まず小さい子は、罪のない、思いつきの嘘をつきます。嘘=空想の世界だったりもするので、ごっこ遊びも含めて子どもの身近に嘘はあふれています。無邪気で罪のない可愛い嘘は、その作り出した世界観を褒めるのです。

次に、自分を守る嘘をつきます。
苦手な食べ物が出たら「もうお腹いっぱい」と言い、
何かモノを壊したら「知らない」と言ったりします。
でもこれって嘘でしょうか?好きなモノなら別腹だけど、嫌いなモノなら食欲を感じないのかもしれないし、
壊してどこか見えないところに隠してたモノのことはもうすっかり忘れ去ってて、本当に知らないと思い込んでるのかもしれません。
だからこれは、追求したり嘘をついた事を怒ってはいけない嘘です。
まだ善悪の判断区別がつかない年次において、嘘をついたらダメだときつく叱ると、子どもを萎縮させてしまい、正直に話したり気持ちを伝えたりする事に対して臆病になってしまいます。嘘だと決めつけてしかるのではなく、真実を話せる事を褒めるのです。
例えば、ゲームをしている子に、宿題やったの?と聞いたら「やったよ」と嘘をついたとします。嘘でしょ?じゃあ持ってきなさいと叱ってはいけません。あら、そうなの?それは偉いわね、宿題を終わらせてからゲームするなんて素晴らしいわ、それならたっぷりゲームしてても大丈夫ね、と信じて褒める。信じられると逆に子どもは嘘に対して罪悪感を持ちます。自分を信じてる人を騙してる事にじわじわと苛まれるのです。これを3日も続けたら、必ず先に宿題をやってからゲームをするように勝手になります。嘘は簡単につけますが、信じてくれる人を裏切る事は簡単にはできません。自分を守る嘘は、元々は攻撃される事に対する防御からきます。攻撃されなければ必要ないものになるのです。

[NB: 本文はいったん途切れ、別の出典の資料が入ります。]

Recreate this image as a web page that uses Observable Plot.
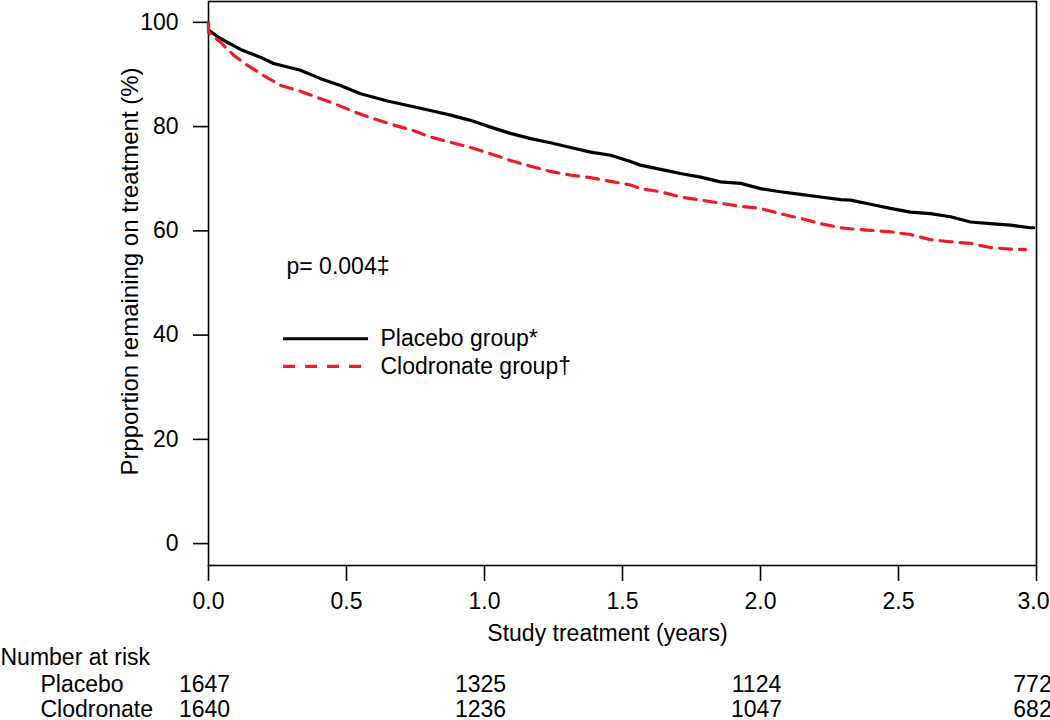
<!DOCTYPE html>
<html>
<head>
<meta charset="utf-8">
<script src="https://cdn.jsdelivr.net/npm/d3@7"></script>
<script src="https://cdn.jsdelivr.net/npm/@observablehq/plot@0.6"></script>
<style>
  html, body { margin: 0; padding: 0; background: white; }
  #chart { width: 1050px; height: 720px; }
</style>
</head>
<body>
<div id="chart"></div>
<script>
// ---- Data ----
const placeboTime = [0, 0, 0.043, 0.116, 0.188, 0.236, 0.333, 0.406, 0.478, 0.551, 0.648, 0.743, 0.804, 0.877, 0.949, 1.022, 1.094, 1.167, 1.239, 1.312, 1.384, 1.457, 1.529, 1.565, 1.638, 1.710, 1.783, 1.855, 1.928, 2.0, 2.072, 2.145, 2.217, 2.290, 2.326, 2.399, 2.471, 2.543, 2.616, 2.688, 2.761, 2.833, 2.906, 2.978, 2.99];
const placeboPct  = [100, 98.5, 96.9, 94.8, 93.3, 92.1, 90.8, 89.2, 87.9, 86.3, 84.9, 83.8, 83.1, 82.2, 81.2, 79.9, 78.7, 77.7, 76.9, 76.0, 75.1, 74.5, 73.3, 72.6, 71.8, 71.0, 70.3, 69.4, 69.1, 68.1, 67.5, 67.0, 66.5, 66.0, 65.9, 65.1, 64.3, 63.6, 63.3, 62.7, 61.7, 61.4, 61.1, 60.6, 60.6];

const clodTime = [0, 0, 0.043, 0.091, 0.14, 0.2, 0.261, 0.333, 0.394, 0.466, 0.539, 0.599, 0.671, 0.744, 0.804, 0.877, 0.949, 1.022, 1.094, 1.167, 1.239, 1.312, 1.384, 1.457, 1.529, 1.565, 1.638, 1.71, 1.783, 1.855, 1.928, 2.0, 2.072, 2.145, 2.217, 2.29, 2.326, 2.399, 2.471, 2.543, 2.616, 2.688, 2.761, 2.833, 2.906, 2.96];
const clodPct  = [100, 98.1, 96.2, 93.7, 91.8, 89.8, 87.9, 86.8, 85.6, 84.2, 82.6, 81.5, 80.3, 79.2, 78.0, 77.0, 76.0, 74.8, 73.5, 72.4, 71.4, 70.7, 70.2, 69.5, 68.8, 68.1, 67.5, 66.5, 65.9, 65.3, 64.7, 64.3, 63.3, 62.4, 61.4, 60.6, 60.4, 60.1, 59.8, 59.3, 58.3, 57.9, 57.6, 56.8, 56.5, 56.4];

const xTicks = [0, 0.5, 1.0, 1.5, 2.0, 2.5, 3.0];
const yTicks = [0, 20, 40, 60, 80, 100];

const riskTimes = [0, 1, 2, 3];
const riskPlacebo = [1647, 1325, 1124, 772];
const riskClodronate = [1640, 1236, 1047, 682];

const seriesNames = ["Placebo group*", "Clodronate group\u2020"];
const pValueText = "p= 0.004\u2021";
const xLabel = "Study treatment (years)";
const yLabel = "Prpportion remaining on treatment (%)";
const riskTitle = "Number at risk";
const riskRowNames = ["Placebo", "Clodronate"];

// ---- Build tables ----
const placebo = placeboTime.map((t, i) => ({t, v: placeboPct[i]}));
const clod = clodTime.map((t, i) => ({t, v: clodPct[i]}));
const riskP = riskTimes.map((t, i) => ({t, n: String(riskPlacebo[i])}));
const riskC = riskTimes.map((t, i) => ({t, n: String(riskClodronate[i])}));

// legend placement in data units (like R's legend(x, y))
const legendX1 = 0.272, legendX2 = 0.58, legendTextX = 0.623;
const legendY = [39.3, 34.0];

const RED = "#ee1c25";
const FONT = "'Liberation Sans', Arial, Helvetica, sans-serif";
const FS = 23;
const DASH = "12,8";
const fmt1 = d => d.toFixed(1);
const lastTick = xTicks[xTicks.length - 1];

const chart = Plot.plot({
  width: 1050,
  height: 720,
  marginLeft: 208,
  marginRight: 14,
  marginTop: 1,
  marginBottom: 155,
  x: {domain: [0, 3]},
  y: {domain: [-4.2, 104]},
  style: {fontFamily: FONT, fontSize: FS + "px", background: "white", color: "black", overflow: "visible"},
  marks: [
    Plot.frame({stroke: "black", strokeWidth: 1.6}),
    // tick marks + labels (the last label is nudged left so it stays inside the page)
    Plot.axisX({ticks: xTicks, tickFormat: d => d === lastTick ? "" : fmt1(d), tickSize: 16, tickPadding: 11, fontSize: FS, label: null, strokeWidth: 1.6}),
    Plot.axisX({ticks: [lastTick], tickFormat: fmt1, tickSize: 0, tickPadding: 27, dx: -3, fontSize: FS, label: null}),
    Plot.axisY({ticks: yTicks, tickSize: 15, tickPadding: 15, fontSize: FS, label: null, strokeWidth: 1.6}),
    Plot.line(placebo, {x: "t", y: "v", stroke: "black", strokeWidth: 3.2}),
    Plot.line(clod, {x: "t", y: "v", stroke: RED, strokeWidth: 3.2, strokeDasharray: DASH}),
    // legend
    Plot.ruleY([legendY[0]], {x1: legendX1, x2: legendX2, stroke: "black", strokeWidth: 3.2}),
    Plot.ruleY([legendY[1]], {x1: legendX1, x2: legendX2, stroke: RED, strokeWidth: 3.2, strokeDasharray: "12,10"}),
    Plot.text(seriesNames, {y: (d, i) => legendY[i], x: legendTextX, text: d => d, textAnchor: "start", lineAnchor: "middle", fontSize: FS, fill: "black"}),
    // p-value
    Plot.text([pValueText], {frameAnchor: "top-left", dx: 78, dy: 265, textAnchor: "start", lineAnchor: "middle", fontSize: FS}),
    // axis titles
    Plot.text([xLabel], {frameAnchor: "bottom", dx: -15, dy: 68, lineAnchor: "middle", textAnchor: "middle", fontSize: FS}),
    Plot.text([yLabel], {frameAnchor: "left", dx: -78, dy: -12, rotate: -90, textAnchor: "middle", lineAnchor: "middle", fontSize: 24}),
    // number at risk
    Plot.text([riskTitle], {frameAnchor: "bottom-left", dx: -208, dy: 92, textAnchor: "start", lineAnchor: "middle", fontSize: FS}),
    Plot.text([riskRowNames[0]], {frameAnchor: "bottom-left", dx: -168, dy: 119, textAnchor: "start", lineAnchor: "middle", fontSize: FS}),
    Plot.text([riskRowNames[1]], {frameAnchor: "bottom-left", dx: -168, dy: 144, textAnchor: "start", lineAnchor: "middle", fontSize: FS}),
    Plot.text(riskP, {x: "t", text: "n", frameAnchor: "bottom", dy: 119, dx: -4, lineAnchor: "middle", fontSize: FS}),
    Plot.text(riskC, {x: "t", text: "n", frameAnchor: "bottom", dy: 144, dx: -4, lineAnchor: "middle", fontSize: FS})
  ]
});
document.getElementById("chart").appendChild(chart);
</script>
</body>
</html>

本当に叱るべき嘘は「人をだましたり攻撃したり陥れたりする嘘」だけです。こういう嘘をついた時だけは、
かなり大きくなってからだと思いますので、以前書いたように①それは人に迷惑をかける事であり、②人として恥ずべき事だ、として、しっかり話し合う必要があります。もしかしたら、嘘をついて罪をなすりつけた相手に日頃は虐められているかもしれません。前後関係や背景をしっかり話し合うことから、嘘はダメだとようやく教えられるタイミングが来るのです。

「嘘」の瞬間に間髪入れずに怒鳴りつけて、嘘をついた、と叱る親をたまに見かけます。
その嘘は貴方の攻撃から身を守る盾なのかもしれません。